== Written instruction ==
Wherever the string "this" appears in a line, extract that line.

##########

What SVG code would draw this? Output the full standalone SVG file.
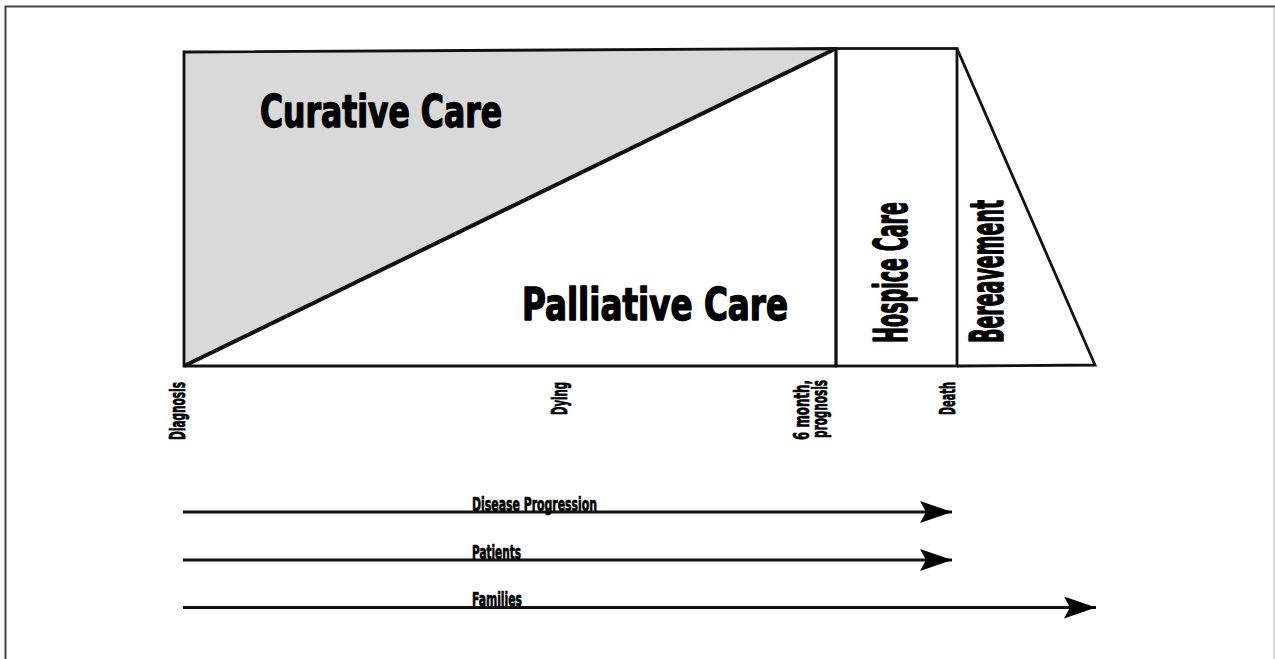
<svg xmlns="http://www.w3.org/2000/svg" width="1275" height="659" viewBox="0 0 1275 659">
  <defs>
    <style>
      .lbl { font-family: 'DejaVu Sans Condensed', 'DejaVu Sans', 'Liberation Sans', sans-serif; font-stretch: condensed; font-weight: bold; fill: #000; stroke: #000; stroke-linejoin: round; }
      .big { stroke-width: 1.4; }
      .small { stroke-width: 0.7; }
      .edge { fill: none; stroke: #111; stroke-width: 2.8; stroke-linejoin: miter; }
      .conn { fill: none; stroke: #111; stroke-width: 2.8; }
    </style>
    <marker id="ah" viewBox="0 0 32 22" refX="32" refY="11" markerWidth="32" markerHeight="22" markerUnits="userSpaceOnUse" orient="auto">
      <path d="M32,11 L0,0 L6,11 L0,22 Z" fill="#000"/>
    </marker>
  </defs>
  <rect width="1275" height="659" fill="#fff"/>
  <!-- frame -->
  <path d="M5.5,659 L5.5,6.5 L1275,6.5" fill="none" stroke="#444" stroke-width="2"/>
  <line x1="1274" y1="8" x2="1274" y2="659" stroke="#ccc" stroke-width="1.5"/>

  <g id="curative">
    <polygon points="184,52 836,48.5 184,366" fill="#d9d9d9"/>
    <text class="lbl big" x="260" y="127" font-size="44" textLength="242" lengthAdjust="spacingAndGlyphs">Curative Care</text>
  </g>
  <g id="palliative">
    <path class="edge" d="M184,366 L184,52 L836,48.5 L836,366 Z"/>
    <line x1="184" y1="366" x2="836" y2="48.5" stroke="#111" stroke-width="4"/>
    <text class="lbl big" x="522" y="320" font-size="44" textLength="266" lengthAdjust="spacingAndGlyphs">Palliative Care</text>
  </g>
  <g id="hospice">
    <rect class="edge" x="836" y="48.5" width="121" height="317.5"/>
    <text class="lbl big" transform="translate(907,343) rotate(-90)" x="0" y="0" font-size="46" textLength="141" lengthAdjust="spacingAndGlyphs">Hospice Care</text>
  </g>
  <g id="bereavement">
    <path class="edge" d="M957,48.5 L1095,365 L957,366"/>
    <text class="lbl big" transform="translate(1003,343) rotate(-90)" x="0" y="0" font-size="46" textLength="143" lengthAdjust="spacingAndGlyphs">Bereavement</text>
  </g>

  <g id="milestones">
    <text class="lbl small" transform="translate(185,440) rotate(-90)" font-size="21" textLength="58" lengthAdjust="spacingAndGlyphs">Diagnosis</text>
    <text class="lbl small" transform="translate(567,415) rotate(-90)" font-size="21" textLength="33" lengthAdjust="spacingAndGlyphs">Dying</text>
    <text class="lbl small" transform="translate(809,440) rotate(-90)" font-size="21" textLength="60" lengthAdjust="spacingAndGlyphs">6 month,</text>
    <text class="lbl small" transform="translate(827,438) rotate(-90)" font-size="21" textLength="58" lengthAdjust="spacingAndGlyphs">prognosis</text>
    <text class="lbl small" transform="translate(955,415) rotate(-90)" font-size="21" textLength="33" lengthAdjust="spacingAndGlyphs">Death</text>
  </g>

  <g id="connectors">
    <line class="conn" x1="183" y1="512" x2="952" y2="512" marker-end="url(#ah)"/>
    <line class="conn" x1="183" y1="560" x2="952" y2="560" marker-end="url(#ah)"/>
    <line class="conn" x1="183" y1="607.5" x2="1096" y2="607.5" marker-end="url(#ah)"/>
  </g>
  <g id="arrow-labels">
    <text class="lbl small" x="472" y="510.5" font-size="20" textLength="125" lengthAdjust="spacingAndGlyphs">Disease Progression</text>
    <text class="lbl small" x="472" y="558.5" font-size="20" textLength="49" lengthAdjust="spacingAndGlyphs">Patients</text>
    <text class="lbl small" x="472" y="606" font-size="20" textLength="50" lengthAdjust="spacingAndGlyphs">Families</text>
  </g>
</svg>
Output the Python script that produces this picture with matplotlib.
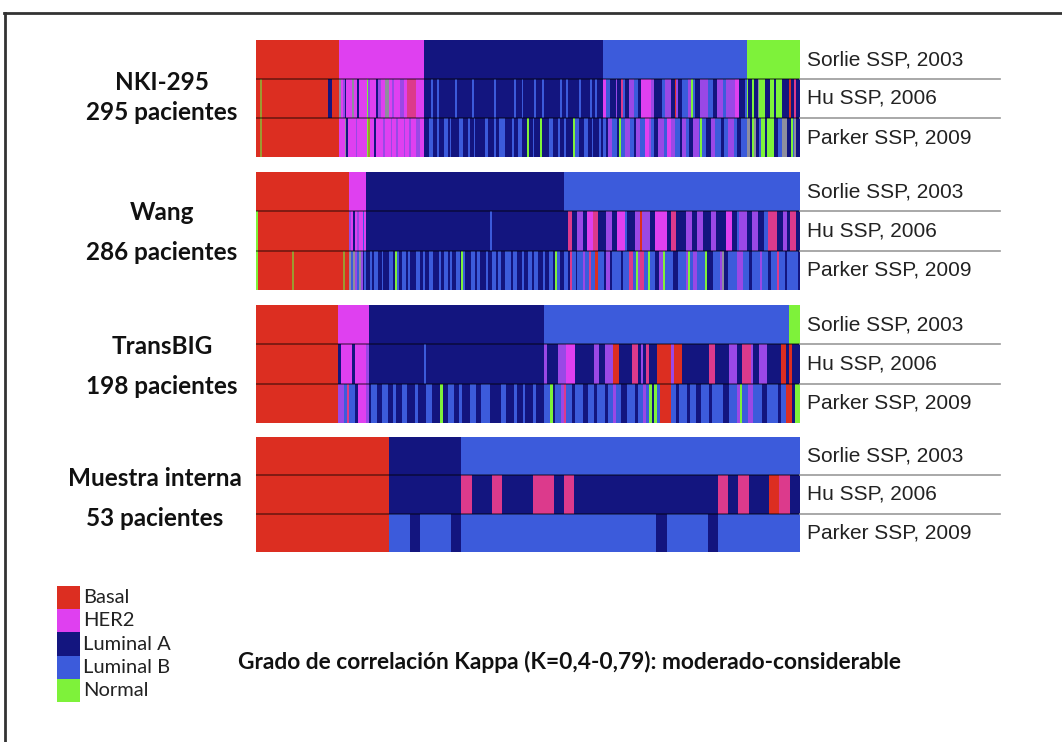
import matplotlib.pyplot as plt
from matplotlib.lines import Line2D
from matplotlib.patches import Rectangle

# subtype codes: B Basal, H HER2, A Luminal A, L Luminal B, N Normal
# P / V / G / O are the blended stripe tones seen in the picture
subtypes = ["Basal", "HER2", "Luminal A", "Luminal B", "Normal"]
subtype_codes = ["B", "H", "A", "L", "N"]
colors = {
    "B": "#dc2e21", "H": "#df40f0", "A": "#13157f", "L": "#3c5bdb",
    "N": "#7ef23a", "P": "#dc3a8c", "V": "#9a48e6", "G": "#8e8e9e",
    "O": "#9c9a30",
}
methods = ["Sorlie SSP, 2003", "Hu SSP, 2006", "Parker SSP, 2009"]

# run-length rows: code + number of patients
nki_sorlie = "B45 H46 A97 L78 N29"
nki_hu = ("B2 O1 B36 A2 B4 "
          "G1 H1 V1 A1 H3 G1 H2 A1 H4 N1 V1 H3 A1 V2 H2 G2 H2 V1 H3 V2 H2 P5 H4 "
          "A4 L1 A2 L1 A9 L1 A8 L1 A11 L1 A10 L1 A3 L1 A6 L1 A3 L1 A9 L1 A2 L1 A6 L1 A5 L1 A2 L1 A3 "
          "H2 L2 A3 V1 A2 P1 L1 A2 V3 L2 A2 H5 V2 A4 L2 V3 A2 B1 V1 A2 L3 V2 N1 L1 A3 V4 L3 A2 V3 L2 V5 H2 A3 L1 "
          "N1 A2 N1 A2 G1 N3 A3 N2 A1 N3 A4 B1 A2 P1 A2")
nki_parker = ("B2 O1 B42 "
              "H3 G1 A1 H4 V1 H5 N1 O1 H2 A1 H4 V1 H3 V1 H2 V1 H3 V1 H2 V1 H3 V2 H2 "
              "A3 L2 A2 L1 A3 L2 A1 L1 A4 L2 A3 L1 A2 L1 A5 L2 A3 L1 A2 L3 A4 L1 A2 L2 A3 N1 A2 L1 A3 N1 "
              "A4 L2 A3 L1 A2 L1 A4 N1 L2 A3 L2 A2 L1 A3 L1 A1 "
              "L2 A1 V2 L3 A1 N1 L2 V3 L2 A1 V2 L3 H2 V1 L2 A2 V3 L2 H2 V2 L3 A1 V2 L2 A2 V3 L1 N1 L2 A3 "
              "V2 L3 A2 L2 V3 L2 A2 L3 "
              "G2 A1 N1 G1 A2 L1 N2 A1 N4 A2 L2 G3 A2 N1 L1 G1 A2")

wang_sorlie = "B49 H9 A104 L124"
wang_hu = ("N1 B48 "
           "V1 H1 A1 H1 V1 H2 L1 H1 "
           "A65 L1 A38 "
           "A2 P2 A3 V3 A2 H3 P3 A4 V3 A3 H4 L1 A4 V3 B1 V4 A3 H6 A2 P3 A5 V3 A3 V3 A4 V3 A5 H3 "
           "A3 L1 V4 A3 V3 A3 L2 P5 A3 V2 A2 P3 A2")
wang_parker = ("N1 B18 O1 B26 O1 B2 "
               "G1 L1 G1 V1 L1 G1 V1 A1 L1 "
               "A2 L1 A1 L2 A2 L1 A3 L2 A1 N1 L1 A2 L2 A1 L1 A3 L2 A2 L1 A2 L2 A3 L1 A2 L2 A1 L1 A2 L2 A1 "
               "N1 L1 A3 L2 A1 L2 A3 L1 A2 L2 A1 L2 A2 L3 A1 L2 A3 L1 A2 L2 A1 L2 A3 L1 A2 L2 A1 N1 L2 A2 "
               "L2 A1 P1 L2 A1 L3 V1 L2 P1 L2 B2 L3 A1 V2 A1 L5 A1 L3 P2 L2 N1 V1 P2 L2 N1 L3 A2 V2 N1 L4 "
               "A3 L4 V1 N1 L2 V2 L4 N1 A3 L4 V1 G1 A2 L5 V3 L3 A2 L4 V1 L3 A2 L3 P1 L3 A1 L3 L3 A1")

tb_sorlie = "B30 H11 A64 L89 N4"
tb_hu = ("B30 "
         "A1 H4 A1 H4 V1 "
         "A20 L1 A43 "
         "V1 A4 V3 H3 A7 V2 A2 V3 B2 A5 P2 A1 V1 A1 P1 A3 B5 V1 B3 A10 P2 A5 V3 A2 P3 V1 A2 V3 A5 B2 A1 "
         "B1 A3")
tb_parker = ("B30 "
             "V2 L1 P1 L2 A1 H3 V1 "
             "A1 L2 A2 L2 A2 L1 A2 L2 A3 L1 A3 L2 A3 N1 A2 L2 A2 L1 A3 L2 A2 L3 A4 L2 A3 L1 A2 L1 A3 L1 A2 A1 "
             "L2 N1 A1 L2 V1 P1 L2 A1 L3 A2 L2 A1 L3 A1 L2 V1 L2 A2 L3 A1 L2 V1 L1 N1 A1 N1 L1 B4 L2 A1 "
             "L3 A1 L2 A2 L3 A1 L4 A2 L3 V1 N1 L2 V2 L3 A2 L4 A1 L2 B1 "
             "B1 A1 N2")

mi_sorlie = "B13 A7 L33"
mi_hu = "B13 A7 P1 A2 P1 A3 P2 A1 P1 A14 P1 A1 P1 A2 B1 P1 A1"
mi_parker = "B13 L2 A1 L3 A1 L19 A1 L4 A1 L8"

cohorts = ["NKI-295", "Wang", "TransBIG", "Muestra interna"]
patients = ["295 pacientes", "286 pacientes", "198 pacientes", "53 pacientes"]
rows = [
    [nki_sorlie, nki_hu, nki_parker],
    [wang_sorlie, wang_hu, wang_parker],
    [tb_sorlie, tb_hu, tb_parker],
    [mi_sorlie, mi_hu, mi_parker],
]

W, H = 1062, 742
fig = plt.figure(figsize=(W / 100, H / 100), dpi=100)


def fx(px):
    return px / W


def fy(py):
    return 1 - py / H


def parse(s):
    return [(t[0], int(t[1:])) for t in s.split()]


# panel boxes in pixels (top, bottom) and label line heights
boxes = [(40, 157), (172, 290), (305, 423), (437, 552)]
label_y = [(82, 113), (213, 253), (347, 386), (478, 518)]
bar_l, bar_r = 256, 800

for k in range(4):
    top, bot = boxes[k]
    ax = fig.add_axes([fx(bar_l), fy(bot), fx(bar_r) - fx(bar_l), (bot - top) / H])
    n = 0
    for r, row in enumerate(rows[k]):
        runs = parse(row)
        left = 0
        lefts, widths, cols = [], [], []
        for code, cnt in runs:
            lefts.append(left)
            widths.append(cnt)
            cols.append(colors[code])
            left += cnt
        n = max(n, left)
        ax.barh(r + 0.5, widths, left=lefts, height=1, color=cols,
                linewidth=0, antialiased=False)
    ax.set_xlim(0, n)
    ax.set_ylim(3, 0)
    ax.axhline(1, color="black", alpha=0.45, lw=1.3)
    ax.axhline(2, color="black", alpha=0.45, lw=1.3)
    ax.axis("off")

    rh = (bot - top) / 3
    for r in range(3):
        fig.text(fx(807), fy(top + rh * (r + 0.5)), methods[r], fontsize=15,
                 family="Liberation Sans", color="#222222", va="center", ha="left")
    for r in (1, 2):
        yb = top + rh * r
        fig.add_artist(Line2D([fx(800), fx(1000)], [fy(yb), fy(yb)],
                              color="#999999", lw=1.2))

    xc = 155 if k == 3 else 162
    fig.text(fx(xc), fy(label_y[k][0]), cohorts[k], fontsize=17.5, fontweight="bold",
             family="Lato", color="#111111", ha="center", va="center")
    fig.text(fx(xc), fy(label_y[k][1]), patients[k], fontsize=17.5, fontweight="bold",
             family="Lato", color="#111111", ha="center", va="center")

# legend
for i, (name, code) in enumerate(zip(subtypes, subtype_codes)):
    ytop = 586 + i * 23.2
    fig.add_artist(Rectangle((fx(57), fy(ytop + 23.2)), fx(80) - fx(57), 23.2 / H,
                             color=colors[code], lw=0, transform=fig.transFigure))
    fig.text(fx(83), fy(ytop + 11.6), name, fontsize=14.5, family="Lato",
             color="#222222", va="center", ha="left")

fig.text(fx(238), fy(662), "Grado de correlación Kappa (K=0,4-0,79): moderado-considerable",
         fontsize=16.4, fontweight="bold", family="Lato", color="#111111",
         va="center", ha="left")

# frame
fig.add_artist(Line2D([fx(4), fx(W)], [fy(13), fy(13)], color="#333333", lw=2))
fig.add_artist(Line2D([fx(5), fx(5)], [fy(13), fy(H)], color="#333333", lw=2))

plt.savefig("out.png", dpi=100)
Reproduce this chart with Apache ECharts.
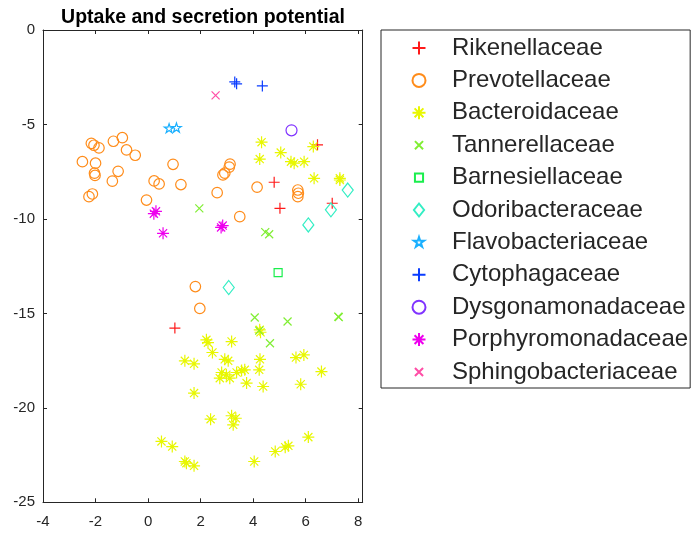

##########

== Completed exercise ==
What SVG code would draw this? Output the full standalone SVG file.
Output the Python script that produces this picture with matplotlib.
Reproduce this chart with Apache ECharts.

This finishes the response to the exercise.